As to spousal maintenance and lump sums, the Bill seeks to re-write the provisions of the Matrimonial Causes Act 1973, both in terms of the court’s powers and in terms of the factors that the court should consider before making such orders. Essentially, the Bill seeks to restrict and ‘tighten’ the present system, for example by putting a three-year limit on spousal maintenance orders. The intended effect of this, I think, is to make settlements less generous than they are at present towards the financially ‘weaker’ spouse’, and to encourage them to gain economic independence as soon as possible.
I can certainly see the attraction of the provisions in the Bill. As I have said myself many times, the law relating to finances on divorce is in need of serious overhaul – something it has not had for the last forty years. In particular the law is uncertain, making it difficult to advise upon and hampering settlement. During those forty years the courts have made numerous attempts to clarify or ‘update’ the law, but this has in many ways only made things more confusing, with a huge body of case law attaching itself to the original statute. It is, of course, the job of parliament to make proper, coordinated reform, but alas there seems to be no appetite for this in government, hence the matter is left to private members’ bills.
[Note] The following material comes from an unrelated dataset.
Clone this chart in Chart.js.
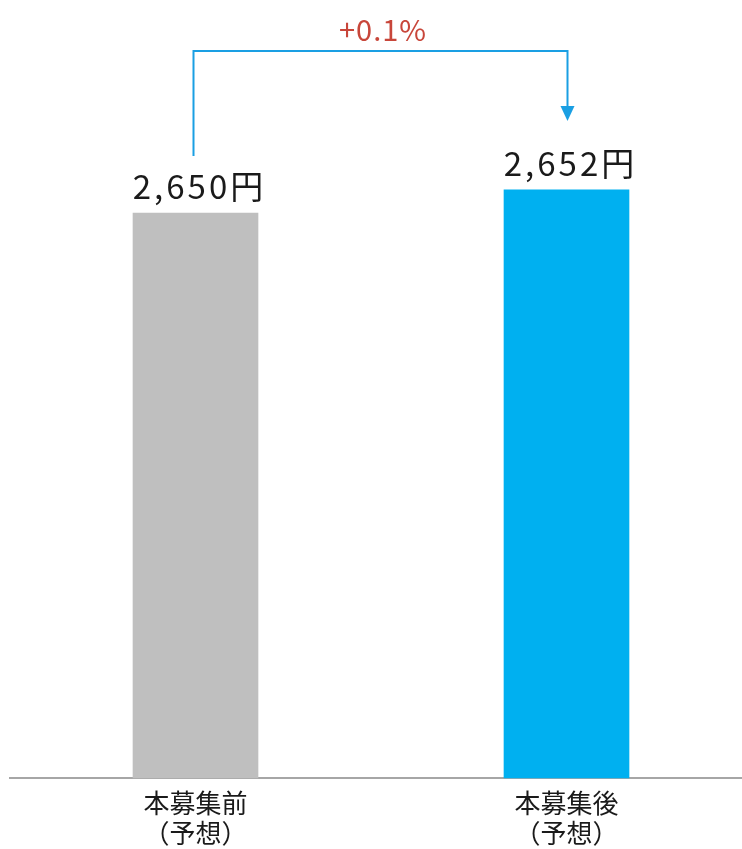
<!DOCTYPE html>
<html>
<head>
<meta charset="utf-8">
<script src="https://cdn.jsdelivr.net/npm/chart.js@4"></script>
<style>
  html, body { margin: 0; padding: 0; background: #fff; overflow: hidden; }
  #wrap { width: 752px; height: 858px; }
</style>
</head>
<body>
<div id="wrap"><canvas id="priceChart"></canvas></div>
<script>
const categories = [['本募集前', '（予想）'], ['本募集後', '（予想）']];
const values = [2650, 2652];
const barColors = ['#bfbfbf', '#00b0f0'];
const unit = '円';

const fontFamily = '"Noto Sans CJK JP", "Noto Sans", sans-serif';

// value labels, bracket and change percentage
const annotate = {
    id: 'annotate',
    afterDatasetsDraw(chart) {
        const ctx = chart.ctx;
        const bars = chart.getDatasetMeta(0).data;
        ctx.save();
        ctx.fillStyle = '#1a1a1a';
        ctx.font = '33px ' + fontFamily;
        ctx.letterSpacing = '3px';
        ctx.textAlign = 'center';
        ctx.textBaseline = 'bottom';
        bars.forEach((bar, i) => {
            ctx.fillText(values[i].toLocaleString('en-US') + unit, bar.x + 4, bar.y - 10);
        });
        ctx.letterSpacing = '0px';

        const a = bars[0], b = bars[1];
        const topY = 51;
        ctx.strokeStyle = '#1a9fe3';
        ctx.lineWidth = 2;
        ctx.beginPath();
        ctx.moveTo(a.x - 2, a.y - 57);
        ctx.lineTo(a.x - 2, topY);
        ctx.lineTo(b.x + 1, topY);
        ctx.lineTo(b.x + 1, b.y - 80);
        ctx.stroke();
        ctx.fillStyle = '#1a9fe3';
        ctx.beginPath();
        ctx.moveTo(b.x - 6, b.y - 84);
        ctx.lineTo(b.x + 8, b.y - 84);
        ctx.lineTo(b.x + 1, b.y - 69);
        ctx.closePath();
        ctx.fill();

        const pct = ((values[1] / values[0] - 1) * 100).toFixed(1);
        ctx.fillStyle = '#c8463a';
        ctx.font = '29px ' + fontFamily;
        ctx.letterSpacing = '1px';
        ctx.textBaseline = 'alphabetic';
        ctx.fillText('+' + pct + '%', (a.x + b.x) / 2 + 2, 41);
        ctx.restore();
    }
};

new Chart('priceChart', {
    type: 'bar',
    data: {
        labels: categories,
        datasets: [{
            data: values,
            backgroundColor: barColors,
            barThickness: 125
        }]
    },
    options: {
        responsive: true,
        maintainAspectRatio: false,
        animation: false,
        layout: { padding: { left: 10, right: 0, top: 0, bottom: 0 } },
        plugins: {
            legend: { display: false },
            tooltip: { enabled: false }
        },
        scales: {
            x: {
                grid: { display: false, drawTicks: false },
                border: { display: true, color: '#a6a6a6', width: 2 },
                ticks: {
                    color: '#1a1a1a',
                    padding: 10,
                    font: { family: fontFamily, size: 26, lineHeight: 1.15 }
                }
            },
            y: {
                display: false,
                min: 2600.9,
                max: 2668.5
            }
        }
    },
    plugins: [annotate]
});
</script>
</body>
</html>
The Bill certainly clarifies the law, making it more certain. The problem, of course, is that the great strength of the present law is its very ‘vagueness’, with which it gives judges a wide discretion to make fair decisions in the vast range of circumstances that come before them. Drawing ‘lines in the sand’ such as by limiting spousal maintenance to three years, runs the risk of leaving a party with inadequate provision where the situation does not fall within the range of ‘normal’.
Having said that, I don’t know what the answer is to improving the present system, and the Bill does have some interesting elements. As a private members’ bill its chances of becoming law are, of course, very slim, but hopefully at least it will spur debate on a subject where debate has been long overdue.